# start of Task inputs

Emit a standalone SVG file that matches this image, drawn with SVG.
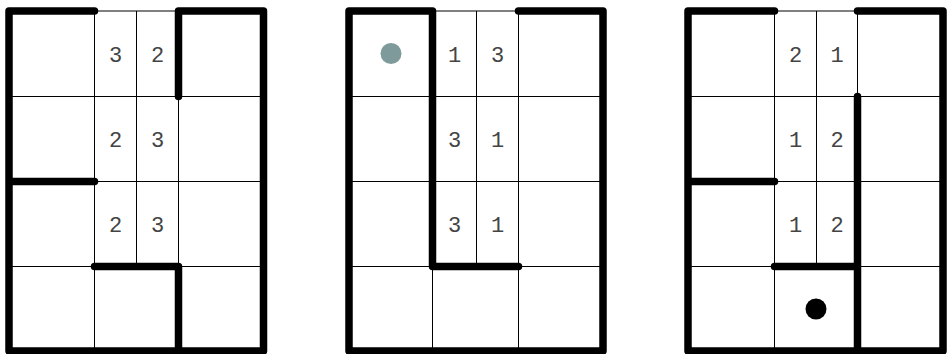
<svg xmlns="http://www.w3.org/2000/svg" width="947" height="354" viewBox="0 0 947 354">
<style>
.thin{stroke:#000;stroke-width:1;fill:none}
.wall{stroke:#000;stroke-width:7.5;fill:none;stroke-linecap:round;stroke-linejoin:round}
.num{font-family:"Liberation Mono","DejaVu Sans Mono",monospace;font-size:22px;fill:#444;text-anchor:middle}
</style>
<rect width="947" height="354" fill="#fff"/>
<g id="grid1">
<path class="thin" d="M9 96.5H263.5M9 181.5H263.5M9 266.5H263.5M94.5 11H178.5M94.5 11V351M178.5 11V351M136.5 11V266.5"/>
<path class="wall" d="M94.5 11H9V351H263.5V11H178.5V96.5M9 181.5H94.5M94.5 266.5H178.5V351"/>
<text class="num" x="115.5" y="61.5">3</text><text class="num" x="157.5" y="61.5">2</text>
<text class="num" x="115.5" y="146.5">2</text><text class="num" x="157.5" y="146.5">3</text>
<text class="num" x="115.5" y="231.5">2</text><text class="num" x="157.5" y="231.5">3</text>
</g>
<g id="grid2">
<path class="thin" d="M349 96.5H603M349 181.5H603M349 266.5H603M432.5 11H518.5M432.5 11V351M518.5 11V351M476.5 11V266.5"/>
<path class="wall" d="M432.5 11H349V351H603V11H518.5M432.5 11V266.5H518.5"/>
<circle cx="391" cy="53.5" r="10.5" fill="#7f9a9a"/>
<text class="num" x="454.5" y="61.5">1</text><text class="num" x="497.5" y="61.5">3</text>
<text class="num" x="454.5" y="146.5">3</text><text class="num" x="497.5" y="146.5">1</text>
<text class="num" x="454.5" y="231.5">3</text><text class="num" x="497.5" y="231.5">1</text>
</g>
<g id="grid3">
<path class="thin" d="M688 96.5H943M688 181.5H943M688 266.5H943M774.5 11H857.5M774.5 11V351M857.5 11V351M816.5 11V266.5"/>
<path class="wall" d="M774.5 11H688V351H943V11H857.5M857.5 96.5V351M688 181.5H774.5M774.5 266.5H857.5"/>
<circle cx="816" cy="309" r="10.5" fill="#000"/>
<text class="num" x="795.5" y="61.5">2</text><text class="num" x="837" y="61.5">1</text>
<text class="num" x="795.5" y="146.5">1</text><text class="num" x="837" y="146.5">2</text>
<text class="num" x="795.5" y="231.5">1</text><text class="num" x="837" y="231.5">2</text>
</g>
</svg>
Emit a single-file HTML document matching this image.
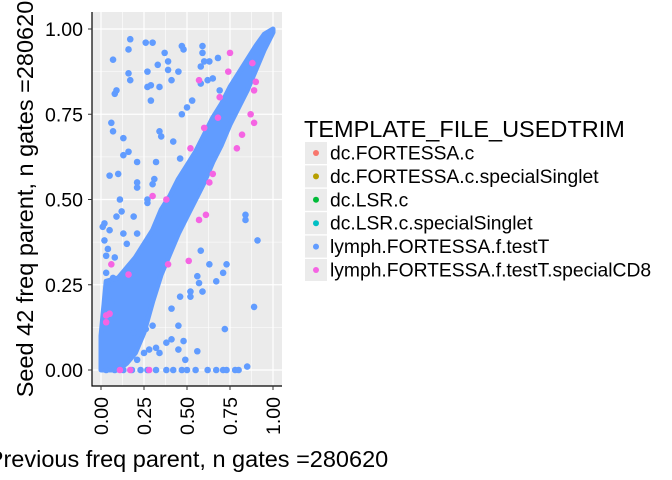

# end of Task inputs

> **Required task**
Excluding the pictures, reproduce every entry exactly as given.

> **Final answer**
Emit a standalone SVG file that matches this image, drawn with SVG.
<svg xmlns="http://www.w3.org/2000/svg" width="947" height="354" viewBox="0 0 947 354">
<style>
.thin{stroke:#000;stroke-width:1;fill:none}
.wall{stroke:#000;stroke-width:7.5;fill:none;stroke-linecap:round;stroke-linejoin:round}
.num{font-family:"Liberation Mono","DejaVu Sans Mono",monospace;font-size:22px;fill:#444;text-anchor:middle}
</style>
<rect width="947" height="354" fill="#fff"/>
<g id="grid1">
<path class="thin" d="M9 96.5H263.5M9 181.5H263.5M9 266.5H263.5M94.5 11H178.5M94.5 11V351M178.5 11V351M136.5 11V266.5"/>
<path class="wall" d="M94.5 11H9V351H263.5V11H178.5V96.5M9 181.5H94.5M94.5 266.5H178.5V351"/>
<text class="num" x="115.5" y="61.5">3</text><text class="num" x="157.5" y="61.5">2</text>
<text class="num" x="115.5" y="146.5">2</text><text class="num" x="157.5" y="146.5">3</text>
<text class="num" x="115.5" y="231.5">2</text><text class="num" x="157.5" y="231.5">3</text>
</g>
<g id="grid2">
<path class="thin" d="M349 96.5H603M349 181.5H603M349 266.5H603M432.5 11H518.5M432.5 11V351M518.5 11V351M476.5 11V266.5"/>
<path class="wall" d="M432.5 11H349V351H603V11H518.5M432.5 11V266.5H518.5"/>
<circle cx="391" cy="53.5" r="10.5" fill="#7f9a9a"/>
<text class="num" x="454.5" y="61.5">1</text><text class="num" x="497.5" y="61.5">3</text>
<text class="num" x="454.5" y="146.5">3</text><text class="num" x="497.5" y="146.5">1</text>
<text class="num" x="454.5" y="231.5">3</text><text class="num" x="497.5" y="231.5">1</text>
</g>
<g id="grid3">
<path class="thin" d="M688 96.5H943M688 181.5H943M688 266.5H943M774.5 11H857.5M774.5 11V351M857.5 11V351M816.5 11V266.5"/>
<path class="wall" d="M774.5 11H688V351H943V11H857.5M857.5 96.5V351M688 181.5H774.5M774.5 266.5H857.5"/>
<circle cx="816" cy="309" r="10.5" fill="#000"/>
<text class="num" x="795.5" y="61.5">2</text><text class="num" x="837" y="61.5">1</text>
<text class="num" x="795.5" y="146.5">1</text><text class="num" x="837" y="146.5">2</text>
<text class="num" x="795.5" y="231.5">1</text><text class="num" x="837" y="231.5">2</text>
</g>
</svg>
Emit a single-file HTML document matching this image.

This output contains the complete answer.